En realidad, estábamos trabajando sobre el caos en la purísima relatividad general, exenta por completo de mugre. Se trataba de una empresa diminuta, muy diminuta. Intentábamos entender el caos en un big bang genérico, en la caída en un agujero negro o en las órbitas que se producen a su alrededor. La gente no piensa que se trate de un mundo fantasmagórico, pero se sorprende de ver que tiene su función en algo tan poco mugroso (sin átomos ni trastos de ningún tipo) como un sistema puramente relativista.
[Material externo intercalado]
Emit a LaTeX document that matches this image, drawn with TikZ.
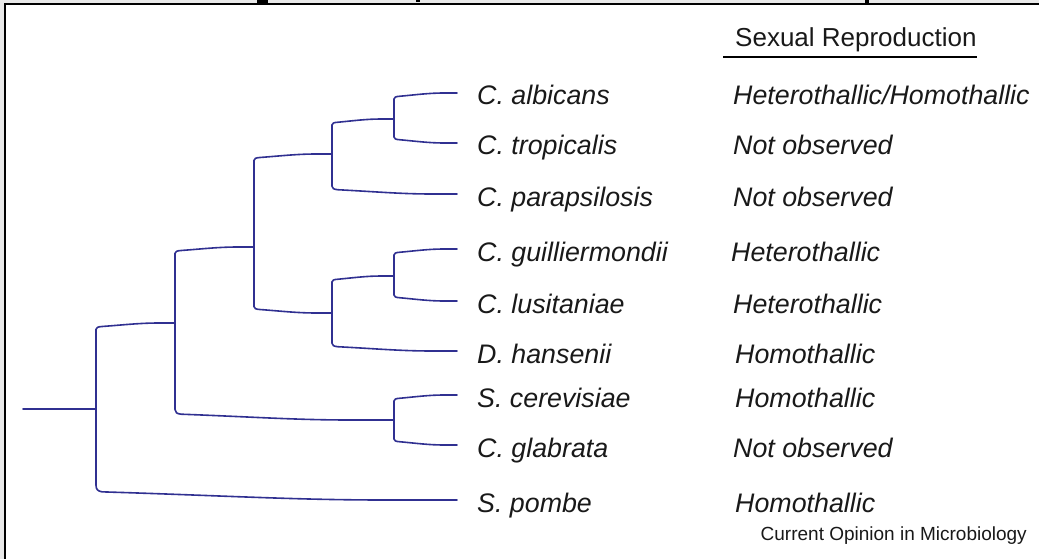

Los astrónomos habían dado ya con la huella del caos en la violencia que se genera en la superficie solar, en los vacíos que se dan en el cinturón de asteroides y en la distribución de las galaxias, y Levin y sus colegas la han hallado también en lo que ocurrió tras el Big Bang y en los agujeros negros. Al decir de sus predicciones, la luz que atrapan éstos puede entrar en órbitas caóticas inestables y verse reemitida, con lo que sería posible contemplar el agujero negro, siquiera un instante. Sí: el caos puede iluminarlo. «Aún quedan por explotar números racionales, conjuntos fractales y toda clase de consecuencias hermosas —asegura—. De modo que todos están aterrados y fascinados a partes iguales». Ella ha introducido el caos en el espacio-tiempo curvado. Einstein estaría orgulloso.
Por lo que a mí respecta, lo cierto es que jamás he vuelto al ámbito del caos, aunque es posible que el lector encuentre en el presente libro las semillas de todos cuantos he escrito tras él. Apenas sabía nada de Richard Feynman, y sin embargo, aparece aquí como invitado (véase el capítulo 5). Isaac Newton tiene un protagonismo mucho mayor: da la impresión de ser el antihéroe del caos, o el dios que debe ser destronado. Con el tiempo, leyendo sus cuadernos y su correspondencia, reparé, sin embargo, en lo equivocado que estaba sobre él. También mi último libro tuvo su origen en éste, y de un modo más concreto, en lo que me reveló Rob Shaw acerca del caos y la teoría de la información. Otra paradoja: el caos es creador de información.